Analysts say Australia could be heading for a hung parliament, a situation which would arise if neither contender gains 76 or more seats. The country's last hung parliament was in 1940.
 
As results come in, party officials have said it is becoming "more and more likely".
 
Early results indicated Labor suffered heavy swings against it in key states of Queensland and New South Wales.
 
'Marginal seats'
Fourteen million registered voters began casting their ballots at 0800 (2200 GMT). Voting is compulsory in Australia.
 
While first early exit polls put Ms Gillard ahead of Mr Abbott by a slim margin, analysts warned that the swing in key marginal seats would determine the final vote.
 
A Channel Nine exit poll suggested an expected Labor win of 52% compared to 48% for Mr Abbott's coalition.
 
A second exit poll by Sky News indicated Ms Gillard would garner 51% of the votes to Mr Abbott's 49%.
 
"It all depends on the uniformity of the vote across the country," David Briggs of the Galaxy polling company told AFP news agency.
 
Speaking on Australia's ABC television channel, Foreign Minister Stephen Smith said the election would be decided by "30 or more marginal seats throughout the country".
 
Earlier, Mr Abbott declared that it was "a day when we can vote out a bad government".
 
"It's a day when we can vote in favour of a competent stable government which respects the tax payer's dollar," he said while casting his vote in Sydney.
 
Ms Gillard, who voted near her modest house in suburban Melbourne, told reporters that it was a tight race.
 
"This is a tough, tight, close contest, but I'm exercising my own vote," she said.
 
Mr Abbott - who leads the Liberal Party - worked through the final night of the campaign.
 
Correspondents say he has tried to exploit the Labor party's divisions after the departure of Mr Rudd, trying to portray his coalition as a stable answer to a government beset by in-fighting.
 
In his campaign he has pledged to tighten immigration and has hit out at government spending.
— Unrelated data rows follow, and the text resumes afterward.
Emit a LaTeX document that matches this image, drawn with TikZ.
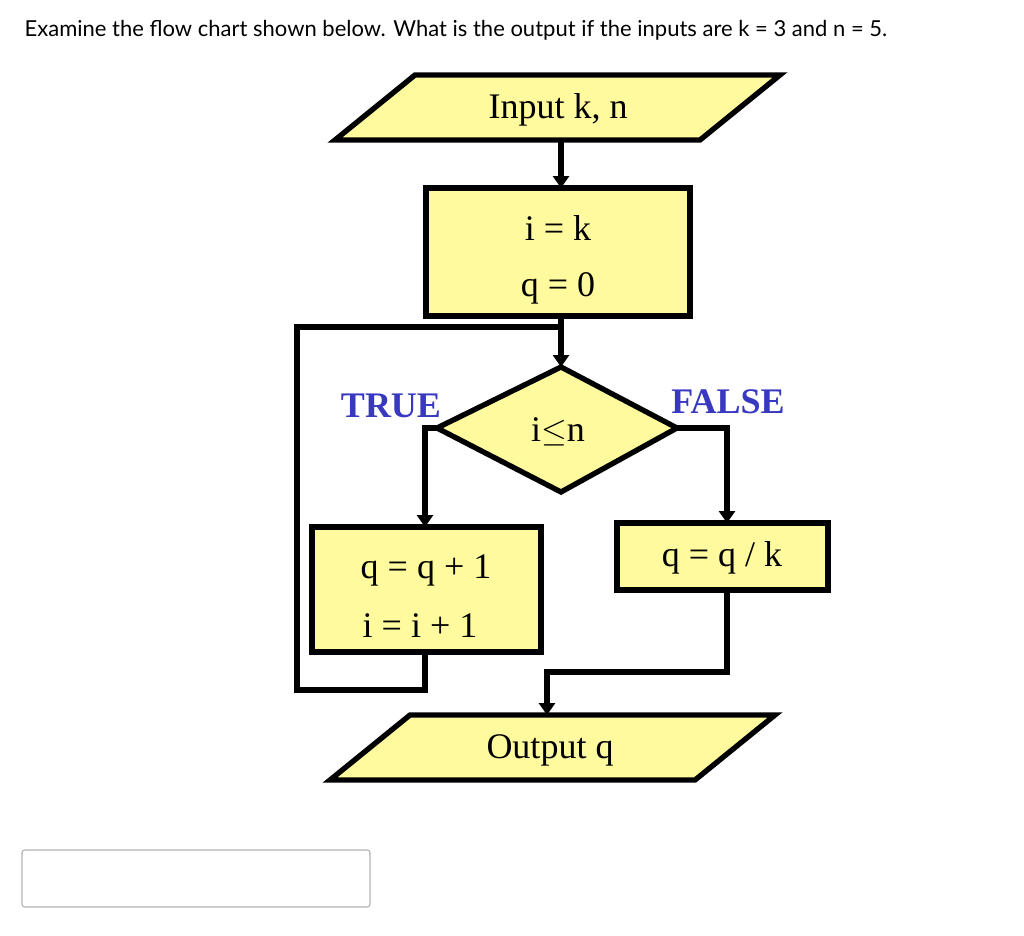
\documentclass[tikz,border=0pt]{standalone}
\usepackage{fontspec}
\setmainfont{Lato}
\newfontfamily\serif{Liberation Serif}
\usetikzlibrary{arrows.meta}
\definecolor{fillY}{HTML}{FFFA9E}
\definecolor{lblue}{HTML}{3838C0}
\begin{document}
\begin{tikzpicture}[x=0.75pt,y=-0.75pt,
  shp/.style={draw=black,line width=4pt,fill=fillY,line join=miter},
  conn/.style={draw=black,line width=4pt,-{Triangle[length=9pt,width=12pt]}},
  ln/.style={draw=black,line width=4pt},
  ser/.style={font=\serif\fontsize{27}{30}\selectfont},
  lbl/.style={font=\serif\bfseries\fontsize{27}{30}\selectfont,text=lblue}]
\useasboundingbox (0,0) rectangle (1024,935);
\node[anchor=west,font=\fontsize{16.5}{20}\selectfont] (title) at (20,30) {Examine the flow chart shown below. What is the output if the inputs are k = 3 and n = 5.};
% input
\draw[shp] (415,75) -- (780,75) -- (700,140) -- (335,140) -- cycle;
\node[ser] (inp) at (558,110) {Input k, n};
\coordinate (inb) at (561,140);
% init box
\draw[shp] (426,188) rectangle (690,316);
\coordinate (initT) at (561,188);
\coordinate (initB) at (561,316);
\node[ser] (i1) at (558,228) {i = k};
\node[ser] (i2) at (558,288) {q = 0};
\draw[conn] (inb) -- (initT);
% diamond
\draw[shp] (561,367) -- (677,428) -- (561,492) -- (437,428) -- cycle;
\coordinate (dT) at (561,367);
\coordinate (dL) at (437,428);
\coordinate (dR) at (677,428);
\node[ser] (cond) at (558,432) {i$\leq$n};
\draw[conn] (initB) -- (dT);
\node[lbl] (true) at (391,406) {TRUE};
\node[lbl] (false) at (728,402) {FALSE};
% true box
\draw[shp] (312,527) rectangle (541,652);
\node[ser] (t1) at (426,570) {q = q + 1};
\node[ser] (t2) at (420,626) {i = i + 1};
\coordinate (tT) at (425,527);
\coordinate (tB) at (425,652);
\draw[conn] (dL) -- (425,428) -- (tT);
% loop
\draw[ln,line join=miter] (tB) -- (425,690) -- (297,690) -- (297,327) -- (561,327);
% false box
\draw[shp] (617,523) rectangle (828,590);
\node[ser] (f1) at (722,558) {q = q / k};
\coordinate (fT) at (727,523);
\coordinate (fB) at (727,590);
\draw[conn] (dR) -- (727,428) -- (fT);
% output
\draw[shp] (410,715) -- (775,715) -- (695,780) -- (330,780) -- cycle;
\node[ser] (out) at (550,750) {Output q};
\coordinate (oT) at (547,715);
\draw[conn,line join=miter] (fB) -- (727,672) -- (547,672) -- (oT);
% answer box
\draw[draw=gray!60,line width=0.8pt,rounded corners=2pt] (22,850) rectangle (370,907);
\end{tikzpicture}
\end{document}
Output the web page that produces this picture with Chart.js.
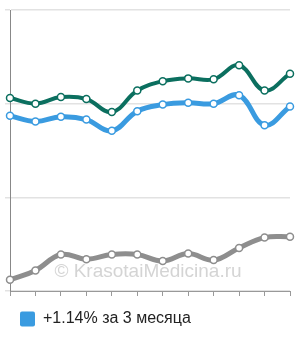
<!DOCTYPE html>
<html>
<head>
<meta charset="utf-8">
<script src="https://cdn.jsdelivr.net/npm/chart.js@4"></script>
<style>
  html, body { margin: 0; padding: 0; background: #fff; }
  #wrap { width: 300px; height: 340px; }
</style>
</head>
<body>
<div id="wrap"><canvas id="myChart" width="300" height="340"></canvas></div>
<script>
var labels = ["1", "2", "3", "4", "5", "6", "7", "8", "9", "10", "11", "12"];
var greenValues = [206, 200, 207, 205, 191, 214, 224, 227, 226, 241, 214, 232];
var blueValues = [187, 181, 186, 183, 171, 192, 199, 201, 200, 209, 177, 197];
var grayValues = [12, 22, 39, 34, 39, 39, 32, 40, 33, 46, 57, 58];
var legendText = "+1.14% за 3 месяца";

// водяной знак
var watermark = {
    id: "watermark",
    afterDatasetsDraw: function (chart) {
        var ctx = chart.ctx;
        ctx.save();
        ctx.font = "19px 'Liberation Sans', Arial, sans-serif";
        ctx.fillStyle = "rgba(170,170,170,0.5)";
        ctx.textAlign = "center";
        ctx.textBaseline = "middle";
        ctx.fillText("© KrasotaiMedicina.ru", 148, 272);
        ctx.restore();
    }
};

function line(label, data, color, width) {
    return {
        label: label,
        data: data,
        borderColor: color,
        backgroundColor: color,
        borderWidth: width,
        tension: 0.4,
        pointRadius: 3.5,
        pointBorderWidth: 1.5,
        pointBorderColor: color,
        pointBackgroundColor: "#fff",
        fill: false
    };
}

new Chart("myChart", {
    type: "line",
    data: {
        labels: labels,
        datasets: [
            line("green", greenValues, "#0b6f5f", 4),
            line(legendText, blueValues, "#3a9be0", 5),
            line("gray", grayValues, "#8e8e8e", 5)
        ]
    },
    plugins: [watermark],
    options: {
        responsive: false,
        animation: false,
        layout: { padding: { left: 5, right: 10, top: 10, bottom: 3 } },
        plugins: {
            tooltip: { enabled: false },
            legend: {
                position: "bottom",
                align: "start",
                labels: {
                    filter: function (item) { return item.text === legendText; },
                    boxWidth: 15,
                    boxHeight: 15,
                    padding: 15,
                    color: "#222",
                    useBorderRadius: true,
                    borderRadius: 2,
                    font: { family: "'Liberation Sans', Arial, sans-serif", size: 16 },
                    generateLabels: function (chart) {
                        var items = Chart.defaults.plugins.legend.labels.generateLabels(chart);
                        items.forEach(function (it) { it.lineWidth = 0; it.fillStyle = "#3a9be0"; });
                        return items;
                    }
                }
            }
        },
        scales: {
            x: {
                offset: false,
                grid: { drawOnChartArea: false, tickLength: 5, color: "#999" },
                border: { color: "#999" },
                ticks: { display: false }
            },
            y: {
                min: 0,
                max: 300,
                ticks: { display: false, stepSize: 100 },
                grid: { tickLength: 5, color: "#e2e2e2", lineWidth: 1.5 },
                border: { color: "#888" }
            }
        }
    }
});
</script>
</body>
</html>
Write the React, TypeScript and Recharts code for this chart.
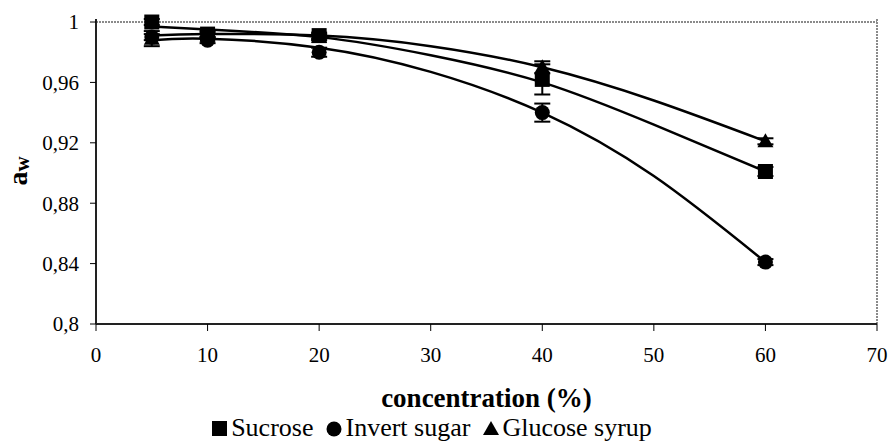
import React from 'react';
import {
  ComposedChart,
  Line,
  Scatter,
  ErrorBar,
  XAxis,
  YAxis,
  Legend,
  ReferenceLine,
} from 'recharts';

// measured points (concentration %, water activity)
const concentrations = [5, 10, 20, 40, 60];
const sucroseAw = [1.0, 0.992, 0.991, 0.962, 0.901];
const sucroseErr = [0.002, 0.002, 0.002, 0.01, 0.003];
const invertAw = [0.99, 0.988, 0.98, 0.94, 0.841];
const invertErr = [0.002, 0.002, 0.003, 0.006, 0.002];
const glucoseAw = [0.989, 0.991, 0.99, 0.97, 0.921];
const glucoseErr = [0.005, 0.002, 0.002, 0.004, 0.002];

// fitted trend curves
const trendX = [5, 10, 20, 30, 40, 50, 60];
const sucroseTrend = [0.997, 0.995, 0.99, 0.978, 0.96, 0.932, 0.901];
const invertTrend = [0.988, 0.989, 0.983, 0.967, 0.94, 0.898, 0.841];
const glucoseTrend = [0.991, 0.992, 0.991, 0.984, 0.97, 0.948, 0.921];

const seriesNames = ['Sucrose', 'Invert sugar', 'Glucose syrup'];
const xTicks = [0, 10, 20, 30, 40, 50, 60, 70];
const yTicks = [0.8, 0.84, 0.88, 0.92, 0.96, 1];

const FONT = '"Liberation Serif", "Times New Roman", "DejaVu Serif", serif';

const points = (ys: number[], errs: number[]) =>
  concentrations.map((x, i) => ({ x, y: ys[i], err: errs[i] }));
const trend = (ys: number[]) => trendX.map((x, i) => ({ x, y: ys[i] }));

const SquareDot = (props: any) => {
  const { cx, cy } = props;
  return <rect x={cx - 7.5} y={cy - 7.5} width={15} height={15} fill="#000" />;
};
const CircleDot = (props: any) => {
  const { cx, cy } = props;
  return <circle cx={cx} cy={cy} r={7.5} fill="#000" />;
};
const TriangleDot = (props: any) => {
  const { cx, cy } = props;
  return <polygon points={`${cx},${cy - 8} ${cx - 8},${cy + 6} ${cx + 8},${cy + 6}`} fill="#000" />;
};

const legendIcons = [
  <rect key="s" x={1} y={2} width={15} height={15} fill="#000" />,
  <circle key="c" cx={9} cy={10} r={7.5} fill="#000" />,
  <polygon key="t" points="9,2 1,16 17,16" fill="#000" />,
];

const renderLegend = () => (
  <div
    style={{
      display: 'flex',
      justifyContent: 'center',
      gap: 12,
      fontSize: 26,
      lineHeight: '34px',
      color: '#000',
      fontFamily: FONT,
      paddingRight: 14,
    }}
  >
    {seriesNames.map((name, i) => (
      <span key={name} style={{ display: 'inline-flex', alignItems: 'center' }}>
        <svg width={18} height={18} style={{ marginRight: 2 }}>
          {legendIcons[i]}
        </svg>
        {name}
      </span>
    ))}
  </div>
);

const YLabel = () => (
  <text
    x={27}
    y={171}
    transform="rotate(-90, 27, 171)"
    textAnchor="middle"
    fontWeight="bold"
    fontFamily={FONT}
    fill="#000"
  >
    <tspan fontSize={28}>a</tspan>
    <tspan fontSize={21} dy={2}>w</tspan>
  </text>
);

const fmt = (v: number) => String(v).replace('.', ',');

export default function App() {
  return (
    <div style={{ position: 'absolute', left: 0, top: 0, background: '#fff', fontFamily: FONT }}>
      <ComposedChart width={891} height={441} margin={{ top: 19, right: 14, left: 0, bottom: 0 }} style={{ fontFamily: FONT }}>
        <XAxis
          type="number"
          dataKey="x"
          domain={[0, 70]}
          ticks={xTicks}
          tickSize={7}
          tickMargin={16}
          height={87}
          tick={{ fill: '#000', fontSize: 21, fontFamily: FONT }}
          tickLine={{ stroke: '#000', strokeWidth: 1 }}
          axisLine={{ stroke: '#222', strokeWidth: 2 }}
          label={{ value: 'concentration (%)', position: 'insideBottom', offset: 4, fill: '#000', fontSize: 27, fontWeight: 'bold', fontFamily: FONT }}
        />
        <YAxis
          type="number"
          domain={[0.8, 1]}
          ticks={yTicks}
          tickFormatter={fmt}
          width={96}
          tickSize={6}
          tickMargin={11}
          tick={{ fill: '#000', fontSize: 21, fontFamily: FONT }}
          tickLine={{ stroke: '#000', strokeWidth: 1 }}
          axisLine={{ stroke: '#222', strokeWidth: 2 }}
          label={<YLabel />}
        />
        <ReferenceLine y={1} stroke="#8a8a8a" strokeWidth={2} strokeDasharray="2 1" />
        <ReferenceLine x={70} stroke="#8a8a8a" strokeWidth={2} strokeDasharray="2 1" />
        <Legend verticalAlign="bottom" height={30} content={renderLegend} />

        <Line data={trend(sucroseTrend)} dataKey="y" type="natural" stroke="#000" strokeWidth={2.5} dot={false} isAnimationActive={false} legendType="none" />
        <Line data={trend(invertTrend)} dataKey="y" type="natural" stroke="#000" strokeWidth={2.5} dot={false} isAnimationActive={false} legendType="none" />
        <Line data={trend(glucoseTrend)} dataKey="y" type="natural" stroke="#000" strokeWidth={2.5} dot={false} isAnimationActive={false} legendType="none" />

        <Scatter name={seriesNames[0]} data={points(sucroseAw, sucroseErr)} dataKey="y" shape={<SquareDot />} isAnimationActive={false}>
          <ErrorBar dataKey="err" direction="y" width={8} stroke="#000" strokeWidth={2} />
        </Scatter>
        <Scatter name={seriesNames[1]} data={points(invertAw, invertErr)} dataKey="y" shape={<CircleDot />} isAnimationActive={false}>
          <ErrorBar dataKey="err" direction="y" width={8} stroke="#000" strokeWidth={2} />
        </Scatter>
        <Scatter name={seriesNames[2]} data={points(glucoseAw, glucoseErr)} dataKey="y" shape={<TriangleDot />} isAnimationActive={false}>
          <ErrorBar dataKey="err" direction="y" width={8} stroke="#000" strokeWidth={2} />
        </Scatter>
      </ComposedChart>
    </div>
  );
}
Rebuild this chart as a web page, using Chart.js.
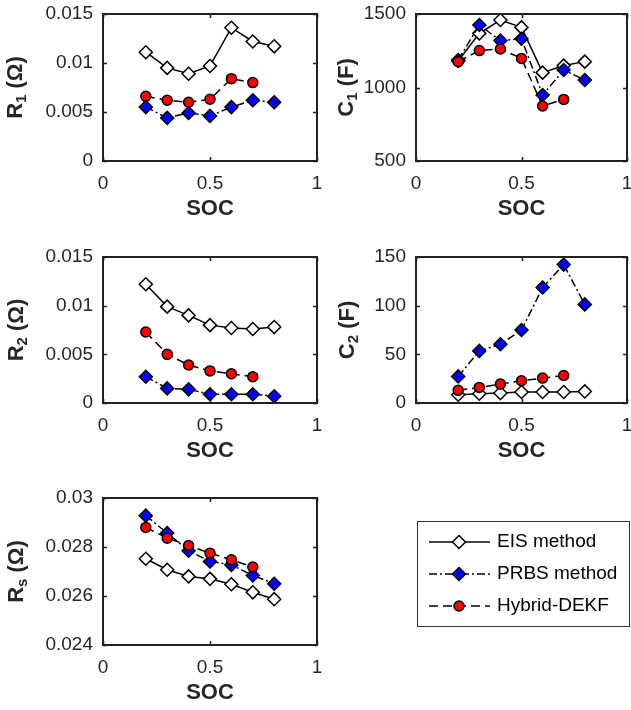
<!DOCTYPE html>
<html>
<head>
<meta charset="utf-8">
<script src="https://cdn.jsdelivr.net/npm/chart.js@4.4.1/dist/chart.umd.min.js"></script>
<style>
  body { margin: 0; background: #fff; }
  #wrap { position: relative; width: 631px; height: 710px; overflow: hidden; }
  canvas { position: absolute; }
</style>
</head>
<body>
<div id="wrap">
  <canvas id="r1Chart"></canvas>
  <canvas id="c1Chart"></canvas>
  <canvas id="r2Chart"></canvas>
  <canvas id="c2Chart"></canvas>
  <canvas id="rsChart"></canvas>
</div>
<script>
// ===== Datos =====
const soc = [0.2, 0.3, 0.4, 0.5, 0.6, 0.7, 0.8];
const socHybrid = [0.2, 0.3, 0.4, 0.5, 0.6, 0.7];
const socTicks = [0, 0.5, 1];

const r1Eis = [0.0111, 0.0095, 0.0089, 0.0097, 0.0136, 0.0122, 0.0117];
const r1Prbs = [0.0055, 0.0044, 0.0049, 0.0046, 0.0055, 0.0062, 0.0060];
const r1Hybrid = [0.0066, 0.0062, 0.0060, 0.0063, 0.0084, 0.0080];
const r1Ticks = [0, 0.005, 0.01, 0.015];

const c1Eis = [1180, 1368, 1459, 1409, 1101, 1149, 1176];
const c1Prbs = [1187, 1425, 1319, 1332, 949, 1119, 1051];
const c1Hybrid = [1176, 1251, 1262, 1198, 874, 919];
const c1Ticks = [500, 1000, 1500];

const r2Eis = [0.0122, 0.0099, 0.0090, 0.0080, 0.0077, 0.0076, 0.0078];
const r2Prbs = [0.0027, 0.0015, 0.0014, 0.0009, 0.0009, 0.0009, 0.0007];
const r2Hybrid = [0.0073, 0.0050, 0.0039, 0.0033, 0.0030, 0.0027];
const r2Ticks = [0, 0.005, 0.01, 0.015];

const c2Eis = [8.5, 9.5, 10.2, 11.3, 11.3, 11.3, 11.9];
const c2Prbs = [27.3, 53.5, 60.3, 75.0, 118.6, 142.2, 101.3];
const c2Hybrid = [13.0, 16.0, 19.4, 22.8, 25.6, 28.3];
const c2Ticks = [0, 50, 100, 150];

const rsEis = [0.02752, 0.02707, 0.02680, 0.02670, 0.02648, 0.02615, 0.02587];
const rsPrbs = [0.02928, 0.02857, 0.02785, 0.02741, 0.02727, 0.02684, 0.02650];
const rsHybrid = [0.02880, 0.02836, 0.02806, 0.02775, 0.02748, 0.02718];
const rsTicks = [0.024, 0.026, 0.028, 0.03];

const legendLabels = ["EIS method", "PRBS method", "Hybrid-DEKF"];

// ===== Estilos =====
const ink = "#262626";
const fontFamily = "'Liberation Sans', Arial, sans-serif";

const estilos = [
  { borderDash: [], pointStyle: "rectRot", pointRadius: 6.5, fill: "#ffffff", order: 3 },
  { borderDash: [8, 3, 2, 3], pointStyle: "rectRot", pointRadius: 6.5, fill: "#0000ff", order: 2 },
  { borderDash: [9, 5], pointStyle: "circle", pointRadius: 5, fill: "#ff0000", order: 1 },
];

function toPoints(xs, ys) {
  return ys.map((y, i) => ({ x: xs[i], y: y }));
}

// caja estilo matlab con ticks hacia dentro
const boxPlugin = {
  id: "boxAxes",
  afterDraw(chart) {
    const ctx = chart.ctx;
    const a = chart.chartArea;
    const t = 4;
    ctx.save();
    ctx.strokeStyle = "#222";
    ctx.lineWidth = 1.6;
    ctx.beginPath();
    chart.scales.y.ticks.forEach((tk) => {
      const py = Math.round(chart.scales.y.getPixelForValue(tk.value)) + 0.5;
      ctx.moveTo(a.left, py); ctx.lineTo(a.left + t, py);
      ctx.moveTo(a.right, py); ctx.lineTo(a.right - t, py);
    });
    chart.scales.x.ticks.forEach((tk) => {
      const px = Math.round(chart.scales.x.getPixelForValue(tk.value)) + 0.5;
      ctx.moveTo(px, a.bottom); ctx.lineTo(px, a.bottom - t);
      ctx.moveTo(px, a.top); ctx.lineTo(px, a.top + t);
    });
    ctx.stroke();
    ctx.lineWidth = 2;
    ctx.strokeRect(a.left, a.top, a.right - a.left, a.bottom - a.top);
    ctx.restore();
  },
};

// titulo del eje y con subindice
const yTitlePlugin = {
  id: "yTitle",
  afterDraw(chart, args, o) {
    if (!o.main) return;
    const ctx = chart.ctx;
    const a = chart.chartArea;
    const big = "bold 22px " + fontFamily;
    const small = "bold 15px " + fontFamily;
    ctx.save();
    ctx.translate(o.x, (a.top + a.bottom) / 2);
    ctx.rotate(-Math.PI / 2);
    ctx.fillStyle = ink;
    ctx.textBaseline = "middle";
    ctx.textAlign = "left";
    ctx.font = big;
    const w1 = ctx.measureText(o.main).width;
    const w3 = ctx.measureText(o.unit).width;
    ctx.font = small;
    const w2 = ctx.measureText(o.sub).width;
    let x = -(w1 + w2 + w3) / 2;
    ctx.font = big;
    ctx.fillText(o.main, x, 0);
    x += w1;
    ctx.font = small;
    ctx.fillText(o.sub, x, 6);
    x += w2;
    ctx.font = big;
    ctx.fillText(o.unit, x, 0);
    ctx.restore();
  },
};

// leyenda dibujada a mano (linea + marcador)
const legendPlugin = {
  id: "boxLegend",
  afterDraw(chart, args, o) {
    if (!o.show) return;
    const ctx = chart.ctx;
    ctx.save();
    ctx.strokeStyle = "#333";
    ctx.lineWidth = 1;
    ctx.strokeRect(o.x + 0.5, o.y + 0.5, o.w, o.h);
    legendLabels.forEach((label, i) => {
      const st = estilos[i];
      const cy = o.y + 21 + i * 32;
      const x0 = o.x + 12, x1 = o.x + 73, xm = o.x + 42;
      ctx.strokeStyle = "#000";
      ctx.lineWidth = 1.5;
      ctx.setLineDash(st.borderDash);
      ctx.beginPath();
      ctx.moveTo(x0, cy); ctx.lineTo(x1, cy);
      ctx.stroke();
      ctx.setLineDash([]);
      ctx.fillStyle = st.fill;
      ctx.beginPath();
      if (st.pointStyle === "circle") {
        ctx.arc(xm, cy, st.pointRadius, 0, Math.PI * 2);
      } else {
        const r = st.pointRadius;
        ctx.moveTo(xm, cy - r); ctx.lineTo(xm + r, cy);
        ctx.lineTo(xm, cy + r); ctx.lineTo(xm - r, cy);
        ctx.closePath();
      }
      ctx.fill();
      ctx.stroke();
      ctx.fillStyle = "#000";
      ctx.font = "19px " + fontFamily;
      ctx.textBaseline = "middle";
      ctx.fillText(label, o.x + 80, cy);
    });
    ctx.restore();
  },
};

function crearPanel(id, caja, area, series, yTicks, yTitle, legend) {
  const canvas = document.getElementById(id);
  canvas.width = caja.w;
  canvas.height = caja.h;
  canvas.style.left = caja.x + "px";
  canvas.style.top = caja.y + "px";

  const xHeight = 61;

  new Chart(canvas, {
    type: "line",
    data: {
      datasets: series.map((s, i) => ({
        data: toPoints(s.x, s.y),
        borderColor: "#000",
        borderWidth: 1.5,
        borderDash: estilos[i].borderDash,
        pointStyle: estilos[i].pointStyle,
        pointRadius: estilos[i].pointRadius,
        pointBackgroundColor: estilos[i].fill,
        pointBorderColor: "#000",
        pointBorderWidth: 1.5,
        order: estilos[i].order,
        tension: 0,
      })),
    },
    options: {
      responsive: false,
      animation: false,
      devicePixelRatio: 1,
      events: [],
      layout: {
        autoPadding: false,
        padding: {
          left: 0,
          top: area.top - caja.y,
          right: caja.x + caja.w - area.right,
          bottom: caja.y + caja.h - (area.bottom + xHeight),
        },
      },
      plugins: {
        legend: { display: false },
        tooltip: { enabled: false },
        yTitle: yTitle,
        boxLegend: legend || { show: false },
      },
      scales: {
        x: {
          type: "linear",
          min: 0,
          max: 1,
          grid: { display: false, drawTicks: false },
          border: { display: false },
          afterBuildTicks: (s) => { s.ticks = socTicks.map((v) => ({ value: v })); },
          afterFit: (s) => { s.height = xHeight; s.paddingLeft = 0; s.paddingRight = 0; },
          ticks: {
            padding: 11,
            color: ink,
            font: { size: 19, family: fontFamily },
            callback: (v) => String(v),
          },
          title: {
            display: true,
            text: "SOC",
            color: ink,
            padding: 0,
            font: { size: 22, weight: "bold", family: fontFamily },
          },
        },
        y: {
          type: "linear",
          min: yTicks[0],
          max: yTicks[yTicks.length - 1],
          grid: { display: false, drawTicks: false },
          border: { display: false },
          afterBuildTicks: (s) => { s.ticks = yTicks.map((v) => ({ value: v })); },
          afterFit: (s) => { s.width = area.left - caja.x; s.paddingTop = 0; s.paddingBottom = 0; },
          ticks: {
            padding: 10,
            color: ink,
            font: { size: 19, family: fontFamily },
            callback: (v) => String(v),
          },
        },
      },
    },
    plugins: [boxPlugin, yTitlePlugin, legendPlugin],
  });
}

function series3(eis, prbs, hybrid) {
  return [
    { x: soc, y: eis },
    { x: soc, y: prbs },
    { x: socHybrid, y: hybrid },
  ];
}

crearPanel("r1Chart",
  { x: 0, y: 0, w: 330, h: 235 },
  { left: 103, right: 317, top: 14, bottom: 161 },
  series3(r1Eis, r1Prbs, r1Hybrid), r1Ticks,
  { main: "R", sub: "1", unit: " (\u03A9)", x: 16 });

crearPanel("c1Chart",
  { x: 330, y: 0, w: 301, h: 235 },
  { left: 416, right: 627, top: 14, bottom: 161 },
  series3(c1Eis, c1Prbs, c1Hybrid), c1Ticks,
  { main: "C", sub: "1", unit: " (F)", x: 17 });

crearPanel("r2Chart",
  { x: 0, y: 235, w: 330, h: 240 },
  { left: 103, right: 317, top: 257, bottom: 403 },
  series3(r2Eis, r2Prbs, r2Hybrid), r2Ticks,
  { main: "R", sub: "2", unit: " (\u03A9)", x: 17 });

crearPanel("c2Chart",
  { x: 330, y: 235, w: 301, h: 240 },
  { left: 416, right: 627, top: 257, bottom: 403 },
  series3(c2Eis, c2Prbs, c2Hybrid), c2Ticks,
  { main: "C", sub: "2", unit: " (F)", x: 18 });

crearPanel("rsChart",
  { x: 0, y: 475, w: 631, h: 235 },
  { left: 103, right: 317, top: 498, bottom: 645 },
  series3(rsEis, rsPrbs, rsHybrid), rsTicks,
  { main: "R", sub: "s", unit: " (\u03A9)", x: 17 },
  { show: true, x: 417, y: 46, w: 212, h: 105 });
</script>
</body>
</html>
He has also toned down his well-known climate change scepticism.
 
Ms Gillard, a former lawyer who called a snap election shortly after coming to office, is hoping to be rewarded for the government's handling of the economy, which weathered the global recession remarkably well.
 
During campaigning, both candidates made several visits to marginal constituencies upon which - given the slim margin between them - the election could hang. Most of these are in the states of Queensland and New South Wales.
 
All of the seats in the lower house are up for grabs, plus half of the seats in the Senate - where opinion polls show the Greens could end up holding the balance of power.
 
That Labor is locked into such a tight election race represents a turnaround in its fortunes since the start of the year.
 
Missteps by Kevin Rudd on climate change and a controversial mining tax caused his support - previously high - to fall sharply.
 
Ms Gillard was Mr Rudd's deputy, and when she challenged him for the leadership in June he surrendered without a fight after realising his support among government colleagues had collapsed.
 
But Ms Gillard's move triggered a backlash, with support for her falling sharply in the two months since she has been in office.